North Korea’s Lazarus Group pulled off their most audacious heist yet, swiping a staggering $1.46 billion from Bybit‘s Ethereum cold wallet. The February 21, 2025 attack left the crypto world reeling, dwarfing previous record-breaking heists like Ronin Network’s measly $624 million loss. Talk about an upgrade in ambition. The attack exposed vulnerabilities in the routine transfer process between cold and warm wallets.

The hack was classic Lazarus – sophisticated, ruthless, and methodical. They didn’t bother with complex smart contract exploits. Nope. They went straight for the human element, using malware to trick exchange operators into approving fraudulent transactions. CEO Ben Zhou quickly moved to assure all customers that remaining cold wallets were untouched. Pretty clever stuff: the system displayed the correct address while secretly altering the underlying smart contract logic. Those multisig protections? Useless against good old-fashioned UI deception. Unlike hardware wallets, software-based cold storage solutions remain vulnerable to sophisticated remote attacks.

Within minutes of the theft, the perpetrators were already shuffling funds faster than a Vegas card dealer. They split the stolen assets among 50 different wallets, each holding roughly 10,000 ETH. Two hours. That’s all it took to scatter the digital fortune across the blockchain like confetti.

The laundering process was textbook criminal efficiency. First, swap the stolen tokens for Ether. Then play blockchain hopscotch through DEXs, cross-chain bridges, and centralized exchanges.

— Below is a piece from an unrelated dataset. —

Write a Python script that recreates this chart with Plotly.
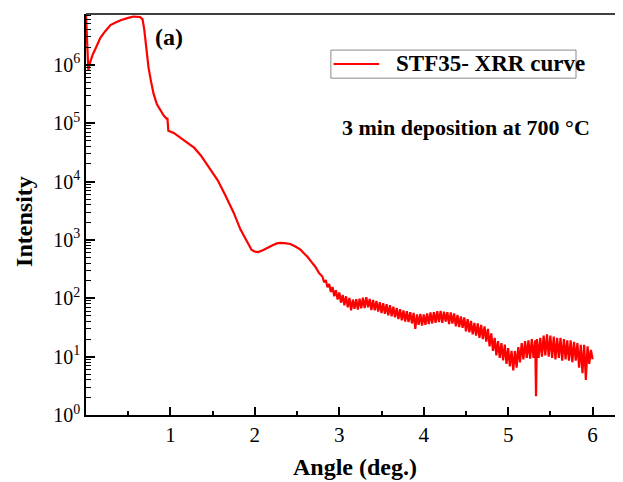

The eXch exchange got a starring role in this money-laundering theater production.

Bybit, trying to save face, quickly announced that all other cold wallets were secure (small comfort) and promised customers wouldn’t lose their funds. They even dangled a juicy 10% bounty for anyone who could help recover the stolen assets. That’s $140 million up for grabs – not bad for a finder’s fee.

The heist proved one thing: even the most secure crypto vaults aren’t immune to human error. The Lazarus Group, dubbed “the world’s leading cyber criminal enterprise” by Google, managed to add another billion-dollar notch to their belt.

In 2024 alone, they’d already pilfered $1.34 billion across 47 hacks. This latest score? Just another day at the office for North Korea’s finest digital bandits.